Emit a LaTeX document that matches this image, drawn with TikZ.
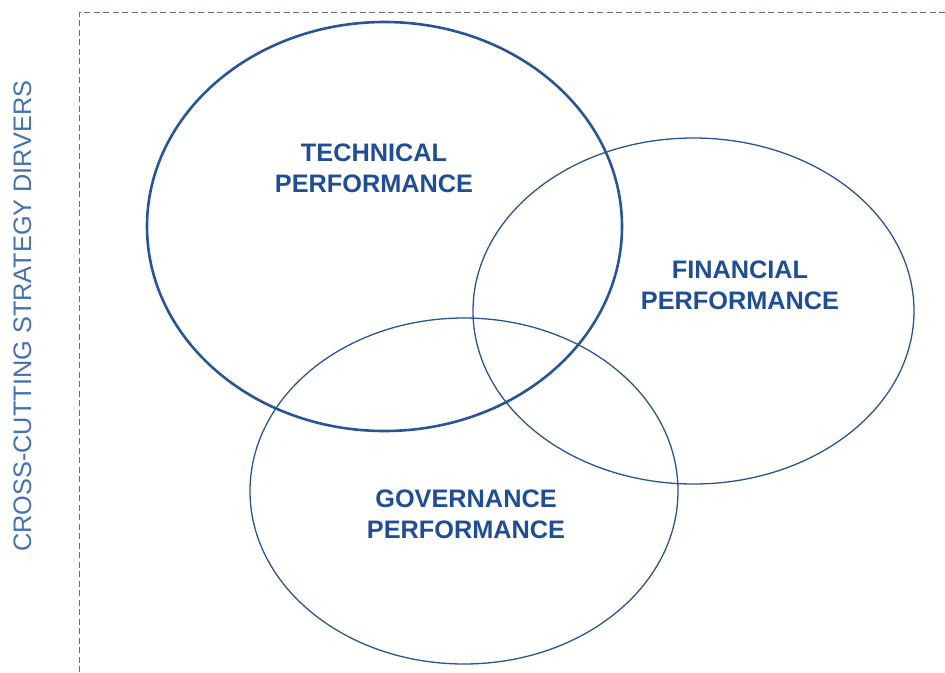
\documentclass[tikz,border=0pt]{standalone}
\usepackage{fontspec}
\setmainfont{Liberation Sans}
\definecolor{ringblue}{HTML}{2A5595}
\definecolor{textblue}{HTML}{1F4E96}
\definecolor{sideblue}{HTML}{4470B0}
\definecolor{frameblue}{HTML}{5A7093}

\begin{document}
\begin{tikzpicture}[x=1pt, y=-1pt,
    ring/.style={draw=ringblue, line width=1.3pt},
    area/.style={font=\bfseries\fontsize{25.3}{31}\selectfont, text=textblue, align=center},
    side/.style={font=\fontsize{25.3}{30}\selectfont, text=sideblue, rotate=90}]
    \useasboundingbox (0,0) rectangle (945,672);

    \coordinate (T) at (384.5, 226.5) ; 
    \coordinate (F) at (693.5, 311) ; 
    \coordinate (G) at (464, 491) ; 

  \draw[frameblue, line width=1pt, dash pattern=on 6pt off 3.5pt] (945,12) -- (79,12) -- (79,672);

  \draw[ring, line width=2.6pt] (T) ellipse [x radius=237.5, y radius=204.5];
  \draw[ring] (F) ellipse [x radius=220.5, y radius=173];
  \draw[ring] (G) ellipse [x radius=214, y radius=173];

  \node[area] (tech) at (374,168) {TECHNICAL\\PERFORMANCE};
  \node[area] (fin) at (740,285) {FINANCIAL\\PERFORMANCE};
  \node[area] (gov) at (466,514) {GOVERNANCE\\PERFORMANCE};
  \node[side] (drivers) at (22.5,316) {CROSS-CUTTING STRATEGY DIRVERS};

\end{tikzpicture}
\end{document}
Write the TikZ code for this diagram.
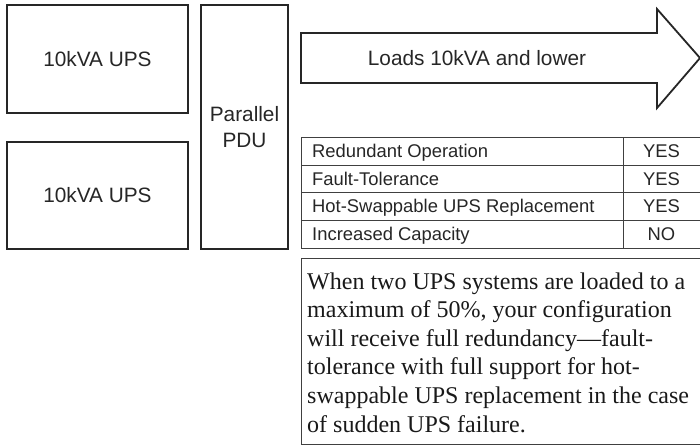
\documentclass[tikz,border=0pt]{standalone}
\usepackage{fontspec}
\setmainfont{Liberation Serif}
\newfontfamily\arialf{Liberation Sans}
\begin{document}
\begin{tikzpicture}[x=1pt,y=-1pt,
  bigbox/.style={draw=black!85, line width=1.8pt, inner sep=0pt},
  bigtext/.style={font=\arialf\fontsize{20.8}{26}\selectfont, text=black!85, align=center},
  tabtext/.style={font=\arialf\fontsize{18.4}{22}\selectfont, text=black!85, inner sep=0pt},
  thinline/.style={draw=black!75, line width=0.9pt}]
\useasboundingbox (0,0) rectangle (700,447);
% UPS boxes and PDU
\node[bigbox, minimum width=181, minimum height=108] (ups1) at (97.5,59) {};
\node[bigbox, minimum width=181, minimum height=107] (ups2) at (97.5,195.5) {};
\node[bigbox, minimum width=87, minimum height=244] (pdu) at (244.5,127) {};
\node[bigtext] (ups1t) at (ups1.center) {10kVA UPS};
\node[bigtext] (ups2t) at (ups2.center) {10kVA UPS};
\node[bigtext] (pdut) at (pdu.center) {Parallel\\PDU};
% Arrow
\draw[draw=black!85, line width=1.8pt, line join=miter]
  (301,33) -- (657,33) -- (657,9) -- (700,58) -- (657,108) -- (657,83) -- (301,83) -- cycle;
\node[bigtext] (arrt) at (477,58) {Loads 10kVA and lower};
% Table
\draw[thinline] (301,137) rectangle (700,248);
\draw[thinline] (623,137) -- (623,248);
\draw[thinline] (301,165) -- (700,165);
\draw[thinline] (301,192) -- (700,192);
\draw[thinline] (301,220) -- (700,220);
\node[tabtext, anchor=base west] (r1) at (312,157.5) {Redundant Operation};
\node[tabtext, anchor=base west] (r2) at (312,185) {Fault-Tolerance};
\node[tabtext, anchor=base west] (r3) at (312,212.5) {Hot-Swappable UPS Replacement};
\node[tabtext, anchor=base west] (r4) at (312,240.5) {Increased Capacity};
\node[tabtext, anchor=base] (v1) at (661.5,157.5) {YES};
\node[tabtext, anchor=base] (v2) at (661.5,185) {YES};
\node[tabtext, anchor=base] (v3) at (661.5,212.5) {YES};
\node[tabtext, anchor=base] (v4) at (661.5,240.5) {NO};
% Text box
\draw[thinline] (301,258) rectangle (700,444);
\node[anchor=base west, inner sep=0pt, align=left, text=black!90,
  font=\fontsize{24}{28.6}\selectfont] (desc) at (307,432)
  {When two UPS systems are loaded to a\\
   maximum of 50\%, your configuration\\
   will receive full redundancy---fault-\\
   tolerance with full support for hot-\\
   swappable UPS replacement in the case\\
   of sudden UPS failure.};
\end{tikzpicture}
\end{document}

++++++++++

Output the entries above exactly. Drop the pictures.

Emit a LaTeX document that matches this image, drawn with TikZ.
\documentclass[tikz,border=0pt]{standalone}
\usepackage{fontspec}
\setmainfont{Liberation Sans}
\definecolor{ringblue}{HTML}{2A5595}
\definecolor{textblue}{HTML}{1F4E96}
\definecolor{sideblue}{HTML}{4470B0}
\definecolor{frameblue}{HTML}{5A7093}

\begin{document}
\begin{tikzpicture}[x=1pt, y=-1pt,
    ring/.style={draw=ringblue, line width=1.3pt},
    area/.style={font=\bfseries\fontsize{25.3}{31}\selectfont, text=textblue, align=center},
    side/.style={font=\fontsize{25.3}{30}\selectfont, text=sideblue, rotate=90}]
    \useasboundingbox (0,0) rectangle (945,672);

    \coordinate (T) at (384.5, 226.5) ; 
    \coordinate (F) at (693.5, 311) ; 
    \coordinate (G) at (464, 491) ; 

  \draw[frameblue, line width=1pt, dash pattern=on 6pt off 3.5pt] (945,12) -- (79,12) -- (79,672);

  \draw[ring, line width=2.6pt] (T) ellipse [x radius=237.5, y radius=204.5];
  \draw[ring] (F) ellipse [x radius=220.5, y radius=173];
  \draw[ring] (G) ellipse [x radius=214, y radius=173];

  \node[area] (tech) at (374,168) {TECHNICAL\\PERFORMANCE};
  \node[area] (fin) at (740,285) {FINANCIAL\\PERFORMANCE};
  \node[area] (gov) at (466,514) {GOVERNANCE\\PERFORMANCE};
  \node[side] (drivers) at (22.5,316) {CROSS-CUTTING STRATEGY DIRVERS};

\end{tikzpicture}
\end{document}
Write the TikZ code for this diagram.
\documentclass[tikz,border=0pt]{standalone}
\usepackage{fontspec}
\setmainfont{Liberation Serif}
\newfontfamily\arialf{Liberation Sans}
\begin{document}
\begin{tikzpicture}[x=1pt,y=-1pt,
  bigbox/.style={draw=black!85, line width=1.8pt, inner sep=0pt},
  bigtext/.style={font=\arialf\fontsize{20.8}{26}\selectfont, text=black!85, align=center},
  tabtext/.style={font=\arialf\fontsize{18.4}{22}\selectfont, text=black!85, inner sep=0pt},
  thinline/.style={draw=black!75, line width=0.9pt}]
\useasboundingbox (0,0) rectangle (700,447);
% UPS boxes and PDU
\node[bigbox, minimum width=181, minimum height=108] (ups1) at (97.5,59) {};
\node[bigbox, minimum width=181, minimum height=107] (ups2) at (97.5,195.5) {};
\node[bigbox, minimum width=87, minimum height=244] (pdu) at (244.5,127) {};
\node[bigtext] (ups1t) at (ups1.center) {10kVA UPS};
\node[bigtext] (ups2t) at (ups2.center) {10kVA UPS};
\node[bigtext] (pdut) at (pdu.center) {Parallel\\PDU};
% Arrow
\draw[draw=black!85, line width=1.8pt, line join=miter]
  (301,33) -- (657,33) -- (657,9) -- (700,58) -- (657,108) -- (657,83) -- (301,83) -- cycle;
\node[bigtext] (arrt) at (477,58) {Loads 10kVA and lower};
% Table
\draw[thinline] (301,137) rectangle (700,248);
\draw[thinline] (623,137) -- (623,248);
\draw[thinline] (301,165) -- (700,165);
\draw[thinline] (301,192) -- (700,192);
\draw[thinline] (301,220) -- (700,220);
\node[tabtext, anchor=base west] (r1) at (312,157.5) {Redundant Operation};
\node[tabtext, anchor=base west] (r2) at (312,185) {Fault-Tolerance};
\node[tabtext, anchor=base west] (r3) at (312,212.5) {Hot-Swappable UPS Replacement};
\node[tabtext, anchor=base west] (r4) at (312,240.5) {Increased Capacity};
\node[tabtext, anchor=base] (v1) at (661.5,157.5) {YES};
\node[tabtext, anchor=base] (v2) at (661.5,185) {YES};
\node[tabtext, anchor=base] (v3) at (661.5,212.5) {YES};
\node[tabtext, anchor=base] (v4) at (661.5,240.5) {NO};
% Text box
\draw[thinline] (301,258) rectangle (700,444);
\node[anchor=base west, inner sep=0pt, align=left, text=black!90,
  font=\fontsize{24}{28.6}\selectfont] (desc) at (307,432)
  {When two UPS systems are loaded to a\\
   maximum of 50\%, your configuration\\
   will receive full redundancy---fault-\\
   tolerance with full support for hot-\\
   swappable UPS replacement in the case\\
   of sudden UPS failure.};
\end{tikzpicture}
\end{document}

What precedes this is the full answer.